◆ Input records
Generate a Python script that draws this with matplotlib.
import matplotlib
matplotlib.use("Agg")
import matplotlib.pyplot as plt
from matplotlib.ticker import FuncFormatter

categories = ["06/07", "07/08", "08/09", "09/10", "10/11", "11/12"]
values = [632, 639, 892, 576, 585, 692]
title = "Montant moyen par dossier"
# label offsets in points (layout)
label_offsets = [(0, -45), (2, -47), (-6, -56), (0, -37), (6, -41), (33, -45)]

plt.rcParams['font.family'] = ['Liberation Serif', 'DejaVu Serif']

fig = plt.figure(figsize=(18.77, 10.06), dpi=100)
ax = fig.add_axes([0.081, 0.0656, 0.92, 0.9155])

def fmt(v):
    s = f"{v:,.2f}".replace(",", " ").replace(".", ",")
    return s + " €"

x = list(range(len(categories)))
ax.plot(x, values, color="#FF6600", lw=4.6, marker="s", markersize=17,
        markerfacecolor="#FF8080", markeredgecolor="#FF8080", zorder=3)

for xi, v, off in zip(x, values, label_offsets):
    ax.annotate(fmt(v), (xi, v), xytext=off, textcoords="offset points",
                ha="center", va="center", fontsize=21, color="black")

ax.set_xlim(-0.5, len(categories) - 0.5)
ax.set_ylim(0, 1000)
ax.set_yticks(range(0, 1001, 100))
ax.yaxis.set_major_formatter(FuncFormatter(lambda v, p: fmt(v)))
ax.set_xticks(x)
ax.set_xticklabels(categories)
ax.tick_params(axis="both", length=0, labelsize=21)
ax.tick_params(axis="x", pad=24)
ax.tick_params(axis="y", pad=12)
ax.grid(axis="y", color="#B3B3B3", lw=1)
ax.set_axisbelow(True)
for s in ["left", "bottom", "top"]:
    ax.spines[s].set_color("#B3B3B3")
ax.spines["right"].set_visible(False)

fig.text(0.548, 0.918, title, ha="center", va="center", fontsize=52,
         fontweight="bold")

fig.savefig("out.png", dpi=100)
==
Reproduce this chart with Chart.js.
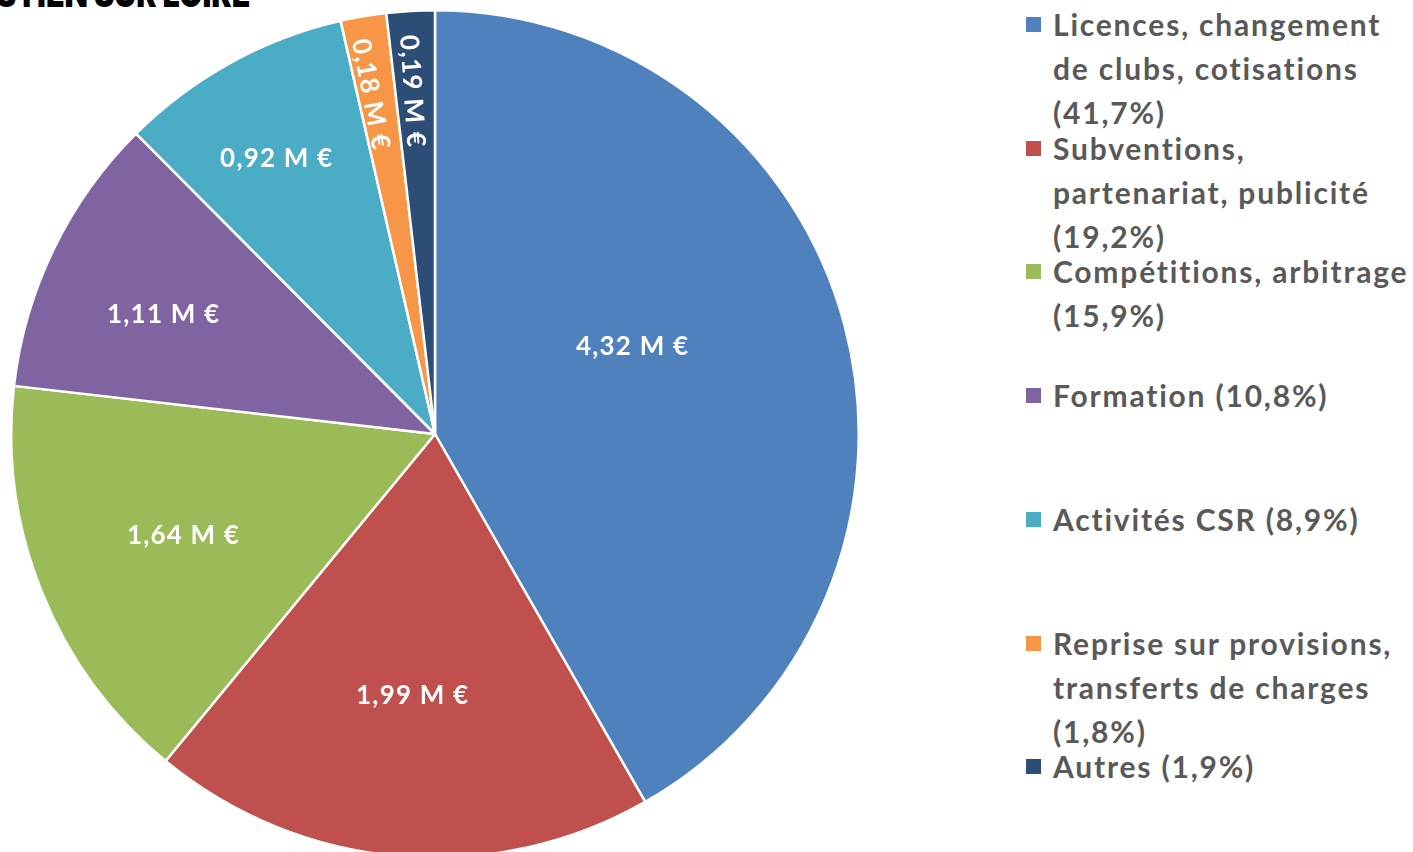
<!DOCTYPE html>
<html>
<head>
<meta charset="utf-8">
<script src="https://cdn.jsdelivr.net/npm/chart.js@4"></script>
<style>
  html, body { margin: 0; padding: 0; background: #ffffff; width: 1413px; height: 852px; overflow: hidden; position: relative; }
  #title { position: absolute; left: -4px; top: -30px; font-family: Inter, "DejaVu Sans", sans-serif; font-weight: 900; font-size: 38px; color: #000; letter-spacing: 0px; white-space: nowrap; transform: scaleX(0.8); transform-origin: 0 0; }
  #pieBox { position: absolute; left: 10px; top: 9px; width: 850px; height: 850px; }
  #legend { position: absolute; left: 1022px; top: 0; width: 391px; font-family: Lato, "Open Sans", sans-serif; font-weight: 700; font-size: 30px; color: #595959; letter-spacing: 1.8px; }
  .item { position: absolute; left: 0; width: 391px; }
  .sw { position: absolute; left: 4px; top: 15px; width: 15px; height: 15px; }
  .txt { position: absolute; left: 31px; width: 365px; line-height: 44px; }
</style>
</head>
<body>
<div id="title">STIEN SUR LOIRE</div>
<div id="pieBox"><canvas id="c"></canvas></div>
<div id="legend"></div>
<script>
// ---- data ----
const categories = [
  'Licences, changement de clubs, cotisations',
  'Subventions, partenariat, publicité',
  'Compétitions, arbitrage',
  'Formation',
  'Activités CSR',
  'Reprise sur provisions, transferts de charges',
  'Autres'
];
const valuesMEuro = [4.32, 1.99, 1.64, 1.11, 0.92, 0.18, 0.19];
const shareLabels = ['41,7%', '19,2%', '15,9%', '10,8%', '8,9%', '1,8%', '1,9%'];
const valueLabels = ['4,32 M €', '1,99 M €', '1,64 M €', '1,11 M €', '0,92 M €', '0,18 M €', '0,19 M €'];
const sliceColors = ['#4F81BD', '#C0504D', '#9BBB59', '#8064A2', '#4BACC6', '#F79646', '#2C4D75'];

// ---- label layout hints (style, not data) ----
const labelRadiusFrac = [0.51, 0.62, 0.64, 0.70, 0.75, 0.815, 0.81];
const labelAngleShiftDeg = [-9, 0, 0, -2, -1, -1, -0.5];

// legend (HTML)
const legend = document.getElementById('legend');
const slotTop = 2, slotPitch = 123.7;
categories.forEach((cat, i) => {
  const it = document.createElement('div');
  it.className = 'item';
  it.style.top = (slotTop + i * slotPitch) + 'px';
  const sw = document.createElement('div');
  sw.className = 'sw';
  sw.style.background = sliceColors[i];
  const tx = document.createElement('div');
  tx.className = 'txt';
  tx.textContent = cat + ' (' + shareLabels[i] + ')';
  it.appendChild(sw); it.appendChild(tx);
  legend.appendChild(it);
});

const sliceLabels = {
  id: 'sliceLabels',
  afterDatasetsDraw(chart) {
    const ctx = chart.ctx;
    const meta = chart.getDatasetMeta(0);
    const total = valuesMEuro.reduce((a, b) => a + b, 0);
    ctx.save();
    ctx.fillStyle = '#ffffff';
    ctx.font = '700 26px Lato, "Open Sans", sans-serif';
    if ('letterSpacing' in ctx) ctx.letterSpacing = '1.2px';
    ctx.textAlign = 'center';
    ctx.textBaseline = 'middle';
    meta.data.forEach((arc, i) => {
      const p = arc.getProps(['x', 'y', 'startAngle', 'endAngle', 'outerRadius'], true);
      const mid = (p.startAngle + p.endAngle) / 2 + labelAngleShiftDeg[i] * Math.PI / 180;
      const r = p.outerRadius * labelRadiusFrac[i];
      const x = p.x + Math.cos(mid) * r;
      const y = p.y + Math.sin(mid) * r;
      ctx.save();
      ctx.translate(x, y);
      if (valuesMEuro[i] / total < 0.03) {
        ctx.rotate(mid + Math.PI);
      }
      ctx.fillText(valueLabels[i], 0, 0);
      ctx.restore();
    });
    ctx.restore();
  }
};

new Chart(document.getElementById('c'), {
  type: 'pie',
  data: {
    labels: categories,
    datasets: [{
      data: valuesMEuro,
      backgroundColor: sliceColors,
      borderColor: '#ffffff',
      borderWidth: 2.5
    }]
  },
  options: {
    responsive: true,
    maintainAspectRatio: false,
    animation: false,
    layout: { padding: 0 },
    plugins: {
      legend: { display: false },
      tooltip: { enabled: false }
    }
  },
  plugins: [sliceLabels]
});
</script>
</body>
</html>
--
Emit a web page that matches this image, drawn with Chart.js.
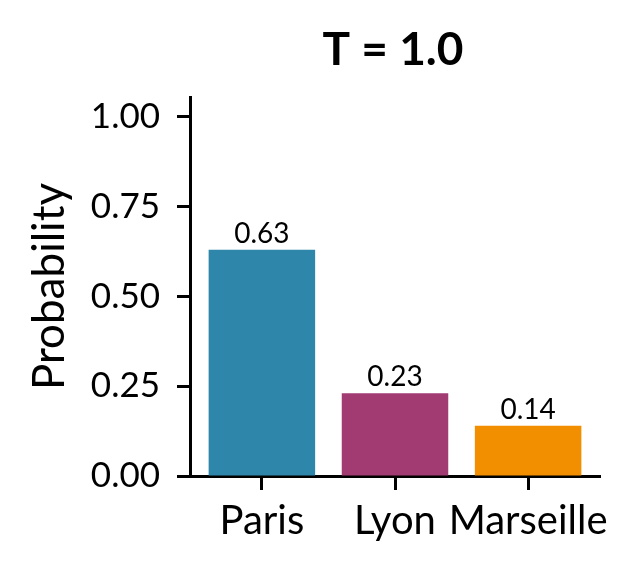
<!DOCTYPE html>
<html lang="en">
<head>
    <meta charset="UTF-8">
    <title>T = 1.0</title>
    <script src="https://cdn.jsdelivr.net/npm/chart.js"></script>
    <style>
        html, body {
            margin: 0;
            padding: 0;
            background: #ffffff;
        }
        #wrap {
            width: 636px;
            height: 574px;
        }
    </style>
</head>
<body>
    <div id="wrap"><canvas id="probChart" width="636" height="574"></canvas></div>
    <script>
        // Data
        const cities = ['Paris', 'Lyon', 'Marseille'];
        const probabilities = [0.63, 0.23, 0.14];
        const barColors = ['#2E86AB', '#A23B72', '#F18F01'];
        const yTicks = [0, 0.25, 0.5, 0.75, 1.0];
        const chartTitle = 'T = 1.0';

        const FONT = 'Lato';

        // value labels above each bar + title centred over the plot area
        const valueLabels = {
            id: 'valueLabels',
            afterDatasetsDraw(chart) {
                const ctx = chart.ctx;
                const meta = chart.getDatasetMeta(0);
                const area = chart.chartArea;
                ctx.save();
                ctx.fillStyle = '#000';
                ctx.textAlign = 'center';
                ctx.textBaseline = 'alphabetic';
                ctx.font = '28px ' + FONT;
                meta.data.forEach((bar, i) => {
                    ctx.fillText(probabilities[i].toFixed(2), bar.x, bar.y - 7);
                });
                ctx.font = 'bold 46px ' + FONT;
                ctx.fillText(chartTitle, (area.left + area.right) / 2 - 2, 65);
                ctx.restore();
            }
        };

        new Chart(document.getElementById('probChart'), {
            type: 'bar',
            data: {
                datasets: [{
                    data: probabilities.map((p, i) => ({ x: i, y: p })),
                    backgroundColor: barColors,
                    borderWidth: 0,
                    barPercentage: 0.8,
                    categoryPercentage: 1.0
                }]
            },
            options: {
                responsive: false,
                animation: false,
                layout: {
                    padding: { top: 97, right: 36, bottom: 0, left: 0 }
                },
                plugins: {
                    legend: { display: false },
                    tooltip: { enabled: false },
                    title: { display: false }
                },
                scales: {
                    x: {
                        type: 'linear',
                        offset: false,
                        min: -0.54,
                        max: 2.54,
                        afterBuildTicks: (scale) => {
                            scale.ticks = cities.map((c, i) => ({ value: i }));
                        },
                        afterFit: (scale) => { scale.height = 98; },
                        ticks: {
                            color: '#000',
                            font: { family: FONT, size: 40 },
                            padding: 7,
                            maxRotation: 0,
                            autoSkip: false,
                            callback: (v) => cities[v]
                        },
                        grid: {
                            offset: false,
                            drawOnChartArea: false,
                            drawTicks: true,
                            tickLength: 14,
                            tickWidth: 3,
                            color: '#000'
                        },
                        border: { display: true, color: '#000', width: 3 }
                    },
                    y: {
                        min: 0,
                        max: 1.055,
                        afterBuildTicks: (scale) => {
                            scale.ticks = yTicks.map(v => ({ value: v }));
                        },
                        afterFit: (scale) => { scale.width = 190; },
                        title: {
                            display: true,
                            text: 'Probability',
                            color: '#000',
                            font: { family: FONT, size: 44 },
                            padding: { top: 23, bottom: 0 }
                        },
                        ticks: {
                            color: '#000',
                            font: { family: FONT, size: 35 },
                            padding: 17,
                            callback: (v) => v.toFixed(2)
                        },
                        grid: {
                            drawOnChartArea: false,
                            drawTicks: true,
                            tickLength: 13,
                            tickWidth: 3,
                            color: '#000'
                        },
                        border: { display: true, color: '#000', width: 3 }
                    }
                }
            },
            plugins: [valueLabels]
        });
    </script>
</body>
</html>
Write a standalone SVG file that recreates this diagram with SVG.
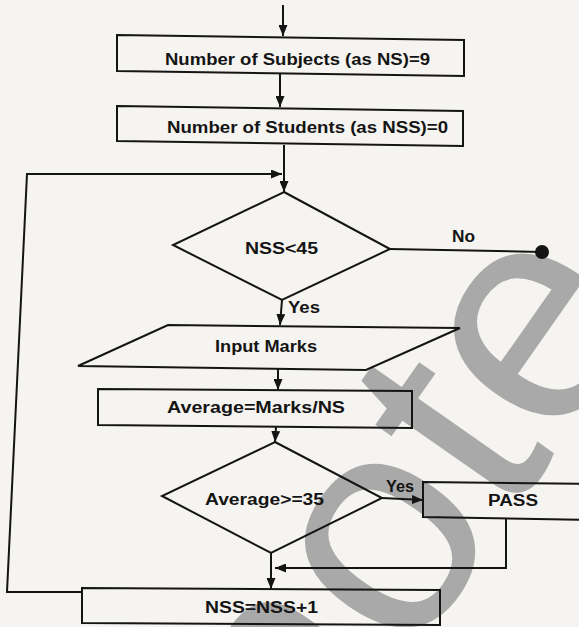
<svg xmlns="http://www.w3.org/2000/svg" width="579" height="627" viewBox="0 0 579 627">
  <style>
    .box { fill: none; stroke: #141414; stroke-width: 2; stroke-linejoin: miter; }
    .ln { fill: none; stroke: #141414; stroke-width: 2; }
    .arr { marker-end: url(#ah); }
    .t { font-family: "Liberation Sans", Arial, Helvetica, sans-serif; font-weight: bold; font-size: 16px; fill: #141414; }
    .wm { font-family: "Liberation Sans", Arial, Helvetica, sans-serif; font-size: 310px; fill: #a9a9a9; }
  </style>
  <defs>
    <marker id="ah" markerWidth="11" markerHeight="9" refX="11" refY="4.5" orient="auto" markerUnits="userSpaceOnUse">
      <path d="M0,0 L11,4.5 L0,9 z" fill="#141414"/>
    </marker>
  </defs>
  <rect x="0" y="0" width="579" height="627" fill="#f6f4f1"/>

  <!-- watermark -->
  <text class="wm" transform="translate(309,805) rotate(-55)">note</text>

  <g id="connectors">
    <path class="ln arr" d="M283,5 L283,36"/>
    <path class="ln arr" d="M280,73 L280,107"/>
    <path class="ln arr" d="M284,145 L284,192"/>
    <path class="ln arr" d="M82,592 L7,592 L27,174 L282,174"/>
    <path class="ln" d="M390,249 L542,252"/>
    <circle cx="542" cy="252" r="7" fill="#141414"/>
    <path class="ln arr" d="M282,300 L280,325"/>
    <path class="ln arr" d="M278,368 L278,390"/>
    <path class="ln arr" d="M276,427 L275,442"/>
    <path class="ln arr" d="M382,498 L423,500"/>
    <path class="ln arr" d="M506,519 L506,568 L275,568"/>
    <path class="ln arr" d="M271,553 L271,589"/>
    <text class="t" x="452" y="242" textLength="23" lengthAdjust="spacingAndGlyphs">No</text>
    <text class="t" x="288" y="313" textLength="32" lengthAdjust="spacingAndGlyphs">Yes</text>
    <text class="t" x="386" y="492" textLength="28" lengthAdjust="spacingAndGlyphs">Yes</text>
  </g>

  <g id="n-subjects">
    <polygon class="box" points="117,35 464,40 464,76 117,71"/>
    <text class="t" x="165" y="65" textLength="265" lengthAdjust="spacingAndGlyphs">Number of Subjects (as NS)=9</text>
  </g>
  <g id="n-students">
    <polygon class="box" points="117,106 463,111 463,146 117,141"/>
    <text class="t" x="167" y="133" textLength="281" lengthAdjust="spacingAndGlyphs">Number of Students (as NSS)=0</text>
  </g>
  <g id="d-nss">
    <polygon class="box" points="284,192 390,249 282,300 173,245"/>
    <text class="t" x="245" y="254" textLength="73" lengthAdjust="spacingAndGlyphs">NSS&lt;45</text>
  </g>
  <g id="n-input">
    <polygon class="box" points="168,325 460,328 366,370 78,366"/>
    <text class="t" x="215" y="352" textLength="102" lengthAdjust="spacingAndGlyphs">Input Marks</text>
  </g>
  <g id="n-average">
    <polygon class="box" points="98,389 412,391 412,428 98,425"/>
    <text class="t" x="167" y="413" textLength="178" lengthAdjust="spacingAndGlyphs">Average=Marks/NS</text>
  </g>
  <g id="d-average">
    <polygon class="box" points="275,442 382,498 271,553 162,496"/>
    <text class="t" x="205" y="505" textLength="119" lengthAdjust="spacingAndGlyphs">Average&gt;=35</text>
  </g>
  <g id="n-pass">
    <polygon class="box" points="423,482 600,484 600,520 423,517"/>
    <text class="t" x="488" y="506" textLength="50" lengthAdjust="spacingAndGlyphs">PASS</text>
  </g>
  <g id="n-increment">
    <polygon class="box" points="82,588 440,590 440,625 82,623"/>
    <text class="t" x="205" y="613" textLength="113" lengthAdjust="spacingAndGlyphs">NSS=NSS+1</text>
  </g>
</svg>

◆ Task statement
Print everything from the line with "Reproduce this chart with Chart.js." down to the line with "const labelAngleShiftDeg = [-9, 0, 0, -2, -1, -1, -0.5];", both included, exactly as written and without the pictures.

◆ Answer below
Reproduce this chart with Chart.js.
<!DOCTYPE html>
<html>
<head>
<meta charset="utf-8">
<script src="https://cdn.jsdelivr.net/npm/chart.js@4"></script>
<style>
  html, body { margin: 0; padding: 0; background: #ffffff; width: 1413px; height: 852px; overflow: hidden; position: relative; }
  #title { position: absolute; left: -4px; top: -30px; font-family: Inter, "DejaVu Sans", sans-serif; font-weight: 900; font-size: 38px; color: #000; letter-spacing: 0px; white-space: nowrap; transform: scaleX(0.8); transform-origin: 0 0; }
  #pieBox { position: absolute; left: 10px; top: 9px; width: 850px; height: 850px; }
  #legend { position: absolute; left: 1022px; top: 0; width: 391px; font-family: Lato, "Open Sans", sans-serif; font-weight: 700; font-size: 30px; color: #595959; letter-spacing: 1.8px; }
  .item { position: absolute; left: 0; width: 391px; }
  .sw { position: absolute; left: 4px; top: 15px; width: 15px; height: 15px; }
  .txt { position: absolute; left: 31px; width: 365px; line-height: 44px; }
</style>
</head>
<body>
<div id="title">STIEN SUR LOIRE</div>
<div id="pieBox"><canvas id="c"></canvas></div>
<div id="legend"></div>
<script>
// ---- data ----
const categories = [
  'Licences, changement de clubs, cotisations',
  'Subventions, partenariat, publicité',
  'Compétitions, arbitrage',
  'Formation',
  'Activités CSR',
  'Reprise sur provisions, transferts de charges',
  'Autres'
];
const valuesMEuro = [4.32, 1.99, 1.64, 1.11, 0.92, 0.18, 0.19];
const shareLabels = ['41,7%', '19,2%', '15,9%', '10,8%', '8,9%', '1,8%', '1,9%'];
const valueLabels = ['4,32 M €', '1,99 M €', '1,64 M €', '1,11 M €', '0,92 M €', '0,18 M €', '0,19 M €'];
const sliceColors = ['#4F81BD', '#C0504D', '#9BBB59', '#8064A2', '#4BACC6', '#F79646', '#2C4D75'];

// ---- label layout hints (style, not data) ----
const labelRadiusFrac = [0.51, 0.62, 0.64, 0.70, 0.75, 0.815, 0.81];
const labelAngleShiftDeg = [-9, 0, 0, -2, -1, -1, -0.5];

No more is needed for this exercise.